_Do this_
Set down each line from the one containing "Clone this chart" to the one containing "Bar, XAxis, YAxis, CartesianGrid, Legend", inclusive, exactly as written and with nothing further.

_Provided material_
----

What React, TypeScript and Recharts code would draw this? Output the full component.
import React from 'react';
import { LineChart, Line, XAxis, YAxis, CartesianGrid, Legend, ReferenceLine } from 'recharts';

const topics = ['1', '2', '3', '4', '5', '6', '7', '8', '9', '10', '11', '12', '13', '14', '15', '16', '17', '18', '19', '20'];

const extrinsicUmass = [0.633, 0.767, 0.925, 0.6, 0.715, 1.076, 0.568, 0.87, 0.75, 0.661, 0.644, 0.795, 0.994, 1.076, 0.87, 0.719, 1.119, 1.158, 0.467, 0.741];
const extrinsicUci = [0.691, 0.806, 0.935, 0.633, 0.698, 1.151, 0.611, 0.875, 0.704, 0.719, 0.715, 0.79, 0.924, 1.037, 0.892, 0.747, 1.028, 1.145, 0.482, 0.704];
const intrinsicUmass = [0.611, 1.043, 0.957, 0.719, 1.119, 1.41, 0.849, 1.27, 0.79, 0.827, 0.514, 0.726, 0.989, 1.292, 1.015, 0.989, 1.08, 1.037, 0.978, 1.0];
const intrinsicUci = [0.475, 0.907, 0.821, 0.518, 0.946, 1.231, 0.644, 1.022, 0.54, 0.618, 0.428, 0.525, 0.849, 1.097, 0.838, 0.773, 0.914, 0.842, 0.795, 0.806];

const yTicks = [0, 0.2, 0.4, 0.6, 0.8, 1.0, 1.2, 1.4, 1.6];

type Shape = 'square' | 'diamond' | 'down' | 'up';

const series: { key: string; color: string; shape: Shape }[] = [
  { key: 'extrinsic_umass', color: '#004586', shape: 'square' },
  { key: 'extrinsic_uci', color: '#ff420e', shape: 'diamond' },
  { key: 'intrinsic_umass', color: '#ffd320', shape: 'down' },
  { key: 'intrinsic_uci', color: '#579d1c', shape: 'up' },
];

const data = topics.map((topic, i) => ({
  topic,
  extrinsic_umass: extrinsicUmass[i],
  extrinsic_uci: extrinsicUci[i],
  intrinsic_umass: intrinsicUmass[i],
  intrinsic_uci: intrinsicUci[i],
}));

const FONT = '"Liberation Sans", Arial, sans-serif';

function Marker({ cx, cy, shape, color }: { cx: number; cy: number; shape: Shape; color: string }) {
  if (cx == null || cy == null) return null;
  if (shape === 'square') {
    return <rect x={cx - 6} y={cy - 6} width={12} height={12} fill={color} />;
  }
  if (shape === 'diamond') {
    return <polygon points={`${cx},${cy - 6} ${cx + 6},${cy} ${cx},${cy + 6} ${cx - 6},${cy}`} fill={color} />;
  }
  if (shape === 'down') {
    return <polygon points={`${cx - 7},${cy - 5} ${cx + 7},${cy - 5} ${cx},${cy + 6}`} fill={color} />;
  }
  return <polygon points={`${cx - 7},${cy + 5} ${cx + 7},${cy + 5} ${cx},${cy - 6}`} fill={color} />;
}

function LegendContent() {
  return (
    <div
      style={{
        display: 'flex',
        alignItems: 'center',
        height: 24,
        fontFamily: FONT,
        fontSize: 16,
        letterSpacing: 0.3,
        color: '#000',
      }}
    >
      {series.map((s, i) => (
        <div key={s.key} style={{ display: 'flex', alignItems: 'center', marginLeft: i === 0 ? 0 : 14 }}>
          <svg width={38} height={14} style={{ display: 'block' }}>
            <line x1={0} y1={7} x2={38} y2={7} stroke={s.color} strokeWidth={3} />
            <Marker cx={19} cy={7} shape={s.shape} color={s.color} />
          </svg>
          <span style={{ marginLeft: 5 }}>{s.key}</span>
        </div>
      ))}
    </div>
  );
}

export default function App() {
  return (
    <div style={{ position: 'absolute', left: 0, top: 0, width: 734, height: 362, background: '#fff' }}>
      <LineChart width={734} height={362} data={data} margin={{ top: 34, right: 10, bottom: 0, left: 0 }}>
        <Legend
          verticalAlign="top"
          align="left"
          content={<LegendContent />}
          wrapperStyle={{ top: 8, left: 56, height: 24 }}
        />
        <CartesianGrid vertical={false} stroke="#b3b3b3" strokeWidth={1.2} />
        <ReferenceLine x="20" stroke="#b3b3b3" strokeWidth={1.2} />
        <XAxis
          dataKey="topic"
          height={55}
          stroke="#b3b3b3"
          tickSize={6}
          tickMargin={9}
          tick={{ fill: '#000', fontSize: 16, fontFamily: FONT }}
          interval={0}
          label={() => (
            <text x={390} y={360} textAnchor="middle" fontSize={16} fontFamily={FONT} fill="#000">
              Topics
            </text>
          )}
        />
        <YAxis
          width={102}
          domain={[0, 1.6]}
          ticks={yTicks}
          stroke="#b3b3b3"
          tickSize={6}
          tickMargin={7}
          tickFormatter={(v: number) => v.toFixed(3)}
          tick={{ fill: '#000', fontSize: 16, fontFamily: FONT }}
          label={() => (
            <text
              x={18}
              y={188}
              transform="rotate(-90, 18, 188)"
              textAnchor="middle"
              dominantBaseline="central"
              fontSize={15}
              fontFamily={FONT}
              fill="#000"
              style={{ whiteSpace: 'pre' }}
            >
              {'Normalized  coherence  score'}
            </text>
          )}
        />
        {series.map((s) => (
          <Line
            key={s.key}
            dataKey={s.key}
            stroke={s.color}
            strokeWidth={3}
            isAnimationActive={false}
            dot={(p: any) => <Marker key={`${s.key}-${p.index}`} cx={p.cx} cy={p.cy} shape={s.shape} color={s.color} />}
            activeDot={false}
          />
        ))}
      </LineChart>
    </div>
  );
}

----

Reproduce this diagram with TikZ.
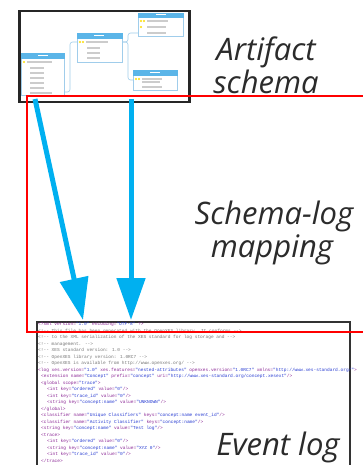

----

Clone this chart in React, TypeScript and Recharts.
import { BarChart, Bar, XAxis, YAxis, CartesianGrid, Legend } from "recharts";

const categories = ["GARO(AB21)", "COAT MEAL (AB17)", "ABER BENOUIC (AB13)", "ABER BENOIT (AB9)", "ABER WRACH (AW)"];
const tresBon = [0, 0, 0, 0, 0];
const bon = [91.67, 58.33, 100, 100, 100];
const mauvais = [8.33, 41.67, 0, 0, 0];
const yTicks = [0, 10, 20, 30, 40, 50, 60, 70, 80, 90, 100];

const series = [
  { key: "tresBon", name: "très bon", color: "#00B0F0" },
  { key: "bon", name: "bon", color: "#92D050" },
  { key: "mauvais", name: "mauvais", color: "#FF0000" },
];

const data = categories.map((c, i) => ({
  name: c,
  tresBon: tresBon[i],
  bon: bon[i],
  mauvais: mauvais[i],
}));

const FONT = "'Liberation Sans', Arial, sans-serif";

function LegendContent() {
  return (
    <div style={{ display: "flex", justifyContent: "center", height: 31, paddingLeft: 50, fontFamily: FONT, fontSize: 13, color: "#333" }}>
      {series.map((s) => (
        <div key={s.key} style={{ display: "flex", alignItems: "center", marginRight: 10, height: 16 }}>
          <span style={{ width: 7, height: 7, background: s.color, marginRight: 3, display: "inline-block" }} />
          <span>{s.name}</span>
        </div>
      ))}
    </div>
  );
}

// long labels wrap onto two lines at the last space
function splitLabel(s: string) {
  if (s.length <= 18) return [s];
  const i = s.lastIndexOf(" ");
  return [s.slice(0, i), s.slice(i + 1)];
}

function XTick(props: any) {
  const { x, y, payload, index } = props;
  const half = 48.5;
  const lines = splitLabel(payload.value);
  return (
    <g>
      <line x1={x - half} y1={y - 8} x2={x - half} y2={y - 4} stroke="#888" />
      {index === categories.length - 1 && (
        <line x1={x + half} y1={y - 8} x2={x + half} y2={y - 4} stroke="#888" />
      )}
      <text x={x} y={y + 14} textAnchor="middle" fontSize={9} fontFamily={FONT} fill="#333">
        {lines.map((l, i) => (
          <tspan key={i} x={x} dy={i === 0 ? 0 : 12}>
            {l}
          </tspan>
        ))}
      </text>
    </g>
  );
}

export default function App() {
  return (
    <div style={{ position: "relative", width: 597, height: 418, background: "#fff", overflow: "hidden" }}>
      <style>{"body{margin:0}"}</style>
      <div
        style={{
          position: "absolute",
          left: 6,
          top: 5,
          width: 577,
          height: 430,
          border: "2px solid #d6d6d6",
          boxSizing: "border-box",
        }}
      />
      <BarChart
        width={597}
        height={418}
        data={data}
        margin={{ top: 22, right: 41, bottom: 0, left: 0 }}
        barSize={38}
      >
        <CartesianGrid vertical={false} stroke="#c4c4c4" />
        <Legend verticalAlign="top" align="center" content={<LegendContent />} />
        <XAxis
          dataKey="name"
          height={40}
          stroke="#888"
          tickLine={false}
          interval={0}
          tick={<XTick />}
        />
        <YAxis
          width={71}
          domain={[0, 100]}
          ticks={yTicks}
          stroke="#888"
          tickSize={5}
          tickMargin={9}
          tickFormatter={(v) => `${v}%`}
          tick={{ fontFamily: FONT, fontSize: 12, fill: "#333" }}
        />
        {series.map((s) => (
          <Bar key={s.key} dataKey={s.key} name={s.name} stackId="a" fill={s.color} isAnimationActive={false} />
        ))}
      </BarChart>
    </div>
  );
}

----

_The response_
Clone this chart in React, TypeScript and Recharts.
import { BarChart, Bar, XAxis, YAxis, CartesianGrid, Legend } from "recharts";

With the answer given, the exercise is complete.